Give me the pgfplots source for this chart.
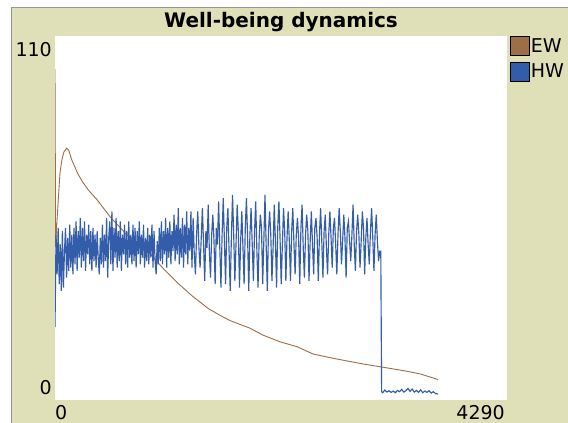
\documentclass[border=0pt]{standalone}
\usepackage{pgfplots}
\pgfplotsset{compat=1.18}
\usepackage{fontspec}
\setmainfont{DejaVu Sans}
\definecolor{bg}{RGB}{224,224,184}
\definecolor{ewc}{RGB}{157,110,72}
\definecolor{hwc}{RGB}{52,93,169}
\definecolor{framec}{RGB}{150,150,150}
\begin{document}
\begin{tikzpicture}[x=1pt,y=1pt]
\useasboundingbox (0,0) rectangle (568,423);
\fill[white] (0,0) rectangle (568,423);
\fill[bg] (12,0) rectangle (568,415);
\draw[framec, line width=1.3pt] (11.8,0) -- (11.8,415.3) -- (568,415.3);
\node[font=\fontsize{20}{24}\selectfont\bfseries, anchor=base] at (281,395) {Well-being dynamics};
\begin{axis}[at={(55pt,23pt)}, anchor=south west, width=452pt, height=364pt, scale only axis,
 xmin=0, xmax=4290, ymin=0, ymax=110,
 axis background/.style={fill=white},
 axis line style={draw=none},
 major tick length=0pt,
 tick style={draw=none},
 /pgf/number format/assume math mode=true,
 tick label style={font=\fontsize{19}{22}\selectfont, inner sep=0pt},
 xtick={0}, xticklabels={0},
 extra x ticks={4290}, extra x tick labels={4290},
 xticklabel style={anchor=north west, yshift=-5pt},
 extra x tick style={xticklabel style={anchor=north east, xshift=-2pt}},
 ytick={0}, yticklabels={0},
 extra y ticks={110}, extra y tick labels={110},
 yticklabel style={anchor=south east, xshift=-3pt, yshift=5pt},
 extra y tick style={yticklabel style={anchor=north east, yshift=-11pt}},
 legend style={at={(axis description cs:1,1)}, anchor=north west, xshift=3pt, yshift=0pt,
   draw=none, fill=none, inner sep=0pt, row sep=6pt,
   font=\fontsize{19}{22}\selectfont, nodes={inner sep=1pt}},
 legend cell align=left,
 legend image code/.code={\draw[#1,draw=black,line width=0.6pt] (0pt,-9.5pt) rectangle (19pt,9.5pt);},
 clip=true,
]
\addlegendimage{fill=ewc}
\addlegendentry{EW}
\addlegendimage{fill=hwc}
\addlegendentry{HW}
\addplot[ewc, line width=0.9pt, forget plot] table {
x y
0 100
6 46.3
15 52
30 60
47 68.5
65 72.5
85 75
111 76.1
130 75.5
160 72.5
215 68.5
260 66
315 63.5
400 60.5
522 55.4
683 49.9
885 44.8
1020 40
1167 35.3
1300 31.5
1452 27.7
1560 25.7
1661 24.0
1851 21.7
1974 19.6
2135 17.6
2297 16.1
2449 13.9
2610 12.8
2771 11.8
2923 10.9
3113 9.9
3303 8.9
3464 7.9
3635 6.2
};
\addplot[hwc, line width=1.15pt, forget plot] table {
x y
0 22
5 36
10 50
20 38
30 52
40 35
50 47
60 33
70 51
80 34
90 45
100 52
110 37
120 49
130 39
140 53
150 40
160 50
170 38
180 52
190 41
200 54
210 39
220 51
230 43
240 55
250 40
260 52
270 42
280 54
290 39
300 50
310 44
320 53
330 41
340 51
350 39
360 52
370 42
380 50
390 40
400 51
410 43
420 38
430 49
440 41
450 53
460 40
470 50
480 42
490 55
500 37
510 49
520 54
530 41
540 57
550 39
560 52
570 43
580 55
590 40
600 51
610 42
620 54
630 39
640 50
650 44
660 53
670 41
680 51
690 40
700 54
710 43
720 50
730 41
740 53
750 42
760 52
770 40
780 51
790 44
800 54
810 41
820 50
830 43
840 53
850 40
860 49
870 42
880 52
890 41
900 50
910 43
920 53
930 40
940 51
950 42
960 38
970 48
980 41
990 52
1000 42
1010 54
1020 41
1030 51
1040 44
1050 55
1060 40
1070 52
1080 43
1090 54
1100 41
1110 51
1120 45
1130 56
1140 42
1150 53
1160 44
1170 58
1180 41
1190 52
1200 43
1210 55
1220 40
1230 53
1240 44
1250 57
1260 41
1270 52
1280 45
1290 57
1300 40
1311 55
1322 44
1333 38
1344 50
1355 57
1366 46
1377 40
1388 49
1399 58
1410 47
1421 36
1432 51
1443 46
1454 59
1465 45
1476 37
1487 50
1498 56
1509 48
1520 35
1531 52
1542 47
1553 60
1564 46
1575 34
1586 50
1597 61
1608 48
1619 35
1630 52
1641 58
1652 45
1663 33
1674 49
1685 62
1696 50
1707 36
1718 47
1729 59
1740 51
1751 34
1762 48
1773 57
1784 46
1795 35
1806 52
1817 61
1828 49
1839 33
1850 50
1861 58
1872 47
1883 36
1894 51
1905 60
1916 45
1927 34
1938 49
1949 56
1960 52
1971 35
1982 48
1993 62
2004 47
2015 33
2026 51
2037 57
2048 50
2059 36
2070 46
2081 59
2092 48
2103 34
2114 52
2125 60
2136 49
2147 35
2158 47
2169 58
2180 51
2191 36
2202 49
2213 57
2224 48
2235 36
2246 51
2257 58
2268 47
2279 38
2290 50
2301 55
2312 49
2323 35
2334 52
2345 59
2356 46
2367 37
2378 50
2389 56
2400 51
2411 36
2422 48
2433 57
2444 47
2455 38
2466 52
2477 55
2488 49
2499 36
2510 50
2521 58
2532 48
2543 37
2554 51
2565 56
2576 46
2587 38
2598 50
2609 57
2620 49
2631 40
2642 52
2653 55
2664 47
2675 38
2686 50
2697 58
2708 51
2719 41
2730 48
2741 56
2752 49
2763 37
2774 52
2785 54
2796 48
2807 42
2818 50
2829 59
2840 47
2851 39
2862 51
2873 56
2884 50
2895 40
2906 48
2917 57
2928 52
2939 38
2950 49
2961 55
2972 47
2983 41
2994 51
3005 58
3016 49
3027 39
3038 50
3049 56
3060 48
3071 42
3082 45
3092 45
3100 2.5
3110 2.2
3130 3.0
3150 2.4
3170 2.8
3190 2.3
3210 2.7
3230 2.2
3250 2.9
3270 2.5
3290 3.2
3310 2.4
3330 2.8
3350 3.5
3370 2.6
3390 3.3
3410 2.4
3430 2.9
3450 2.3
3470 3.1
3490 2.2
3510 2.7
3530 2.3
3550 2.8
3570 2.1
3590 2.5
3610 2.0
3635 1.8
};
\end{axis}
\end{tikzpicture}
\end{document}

__Description of the task__:
Without the pictures, print the whole listing exactly as given.

__Output of the task__:
Give me the pgfplots source for this chart.
\documentclass[border=0pt]{standalone}
\usepackage{pgfplots}
\pgfplotsset{compat=1.18}
\usepackage{fontspec}
\setmainfont{DejaVu Sans}
\definecolor{bg}{RGB}{224,224,184}
\definecolor{ewc}{RGB}{157,110,72}
\definecolor{hwc}{RGB}{52,93,169}
\definecolor{framec}{RGB}{150,150,150}
\begin{document}
\begin{tikzpicture}[x=1pt,y=1pt]
\useasboundingbox (0,0) rectangle (568,423);
\fill[white] (0,0) rectangle (568,423);
\fill[bg] (12,0) rectangle (568,415);
\draw[framec, line width=1.3pt] (11.8,0) -- (11.8,415.3) -- (568,415.3);
\node[font=\fontsize{20}{24}\selectfont\bfseries, anchor=base] at (281,395) {Well-being dynamics};
\begin{axis}[at={(55pt,23pt)}, anchor=south west, width=452pt, height=364pt, scale only axis,
 xmin=0, xmax=4290, ymin=0, ymax=110,
 axis background/.style={fill=white},
 axis line style={draw=none},
 major tick length=0pt,
 tick style={draw=none},
 /pgf/number format/assume math mode=true,
 tick label style={font=\fontsize{19}{22}\selectfont, inner sep=0pt},
 xtick={0}, xticklabels={0},
 extra x ticks={4290}, extra x tick labels={4290},
 xticklabel style={anchor=north west, yshift=-5pt},
 extra x tick style={xticklabel style={anchor=north east, xshift=-2pt}},
 ytick={0}, yticklabels={0},
 extra y ticks={110}, extra y tick labels={110},
 yticklabel style={anchor=south east, xshift=-3pt, yshift=5pt},
 extra y tick style={yticklabel style={anchor=north east, yshift=-11pt}},
 legend style={at={(axis description cs:1,1)}, anchor=north west, xshift=3pt, yshift=0pt,
   draw=none, fill=none, inner sep=0pt, row sep=6pt,
   font=\fontsize{19}{22}\selectfont, nodes={inner sep=1pt}},
 legend cell align=left,
 legend image code/.code={\draw[#1,draw=black,line width=0.6pt] (0pt,-9.5pt) rectangle (19pt,9.5pt);},
 clip=true,
]
\addlegendimage{fill=ewc}
\addlegendentry{EW}
\addlegendimage{fill=hwc}
\addlegendentry{HW}
\addplot[ewc, line width=0.9pt, forget plot] table {
x y
0 100
6 46.3
15 52
30 60
47 68.5
65 72.5
85 75
111 76.1
130 75.5
160 72.5
215 68.5
260 66
315 63.5
400 60.5
522 55.4
683 49.9
885 44.8
1020 40
1167 35.3
1300 31.5
1452 27.7
1560 25.7
1661 24.0
1851 21.7
1974 19.6
2135 17.6
2297 16.1
2449 13.9
2610 12.8
2771 11.8
2923 10.9
3113 9.9
3303 8.9
3464 7.9
3635 6.2
};
\addplot[hwc, line width=1.15pt, forget plot] table {
x y
0 22
5 36
10 50
20 38
30 52
40 35
50 47
60 33
70 51
80 34
90 45
100 52
110 37
120 49
130 39
140 53
150 40
160 50
170 38
180 52
190 41
200 54
210 39
220 51
230 43
240 55
250 40
260 52
270 42
280 54
290 39
300 50
310 44
320 53
330 41
340 51
350 39
360 52
370 42
380 50
390 40
400 51
410 43
420 38
430 49
440 41
450 53
460 40
470 50
480 42
490 55
500 37
510 49
520 54
530 41
540 57
550 39
560 52
570 43
580 55
590 40
600 51
610 42
620 54
630 39
640 50
650 44
660 53
670 41
680 51
690 40
700 54
710 43
720 50
730 41
740 53
750 42
760 52
770 40
780 51
790 44
800 54
810 41
820 50
830 43
840 53
850 40
860 49
870 42
880 52
890 41
900 50
910 43
920 53
930 40
940 51
950 42
960 38
970 48
980 41
990 52
1000 42
1010 54
1020 41
1030 51
1040 44
1050 55
1060 40
1070 52
1080 43
1090 54
1100 41
1110 51
1120 45
1130 56
1140 42
1150 53
1160 44
1170 58
1180 41
1190 52
1200 43
1210 55
1220 40
1230 53
1240 44
1250 57
1260 41
1270 52
1280 45
1290 57
1300 40
1311 55
1322 44
1333 38
1344 50
1355 57
1366 46
1377 40
1388 49
1399 58
1410 47
1421 36
1432 51
1443 46
1454 59
1465 45
1476 37
1487 50
1498 56
1509 48
1520 35
1531 52
1542 47
1553 60
1564 46
1575 34
1586 50
1597 61
1608 48
1619 35
1630 52
1641 58
1652 45
1663 33
1674 49
1685 62
1696 50
1707 36
1718 47
1729 59
1740 51
1751 34
1762 48
1773 57
1784 46
1795 35
1806 52
1817 61
1828 49
1839 33
1850 50
1861 58
1872 47
1883 36
1894 51
1905 60
1916 45
1927 34
1938 49
1949 56
1960 52
1971 35
1982 48
1993 62
2004 47
2015 33
2026 51
2037 57
2048 50
2059 36
2070 46
2081 59
2092 48
2103 34
2114 52
2125 60
2136 49
2147 35
2158 47
2169 58
2180 51
2191 36
2202 49
2213 57
2224 48
2235 36
2246 51
2257 58
2268 47
2279 38
2290 50
2301 55
2312 49
2323 35
2334 52
2345 59
2356 46
2367 37
2378 50
2389 56
2400 51
2411 36
2422 48
2433 57
2444 47
2455 38
2466 52
2477 55
2488 49
2499 36
2510 50
2521 58
2532 48
2543 37
2554 51
2565 56
2576 46
2587 38
2598 50
2609 57
2620 49
2631 40
2642 52
2653 55
2664 47
2675 38
2686 50
2697 58
2708 51
2719 41
2730 48
2741 56
2752 49
2763 37
2774 52
2785 54
2796 48
2807 42
2818 50
2829 59
2840 47
2851 39
2862 51
2873 56
2884 50
2895 40
2906 48
2917 57
2928 52
2939 38
2950 49
2961 55
2972 47
2983 41
2994 51
3005 58
3016 49
3027 39
3038 50
3049 56
3060 48
3071 42
3082 45
3092 45
3100 2.5
3110 2.2
3130 3.0
3150 2.4
3170 2.8
3190 2.3
3210 2.7
3230 2.2
3250 2.9
3270 2.5
3290 3.2
3310 2.4
3330 2.8
3350 3.5
3370 2.6
3390 3.3
3410 2.4
3430 2.9
3450 2.3
3470 3.1
3490 2.2
3510 2.7
3530 2.3
3550 2.8
3570 2.1
3590 2.5
3610 2.0
3635 1.8
};
\end{axis}
\end{tikzpicture}
\end{document}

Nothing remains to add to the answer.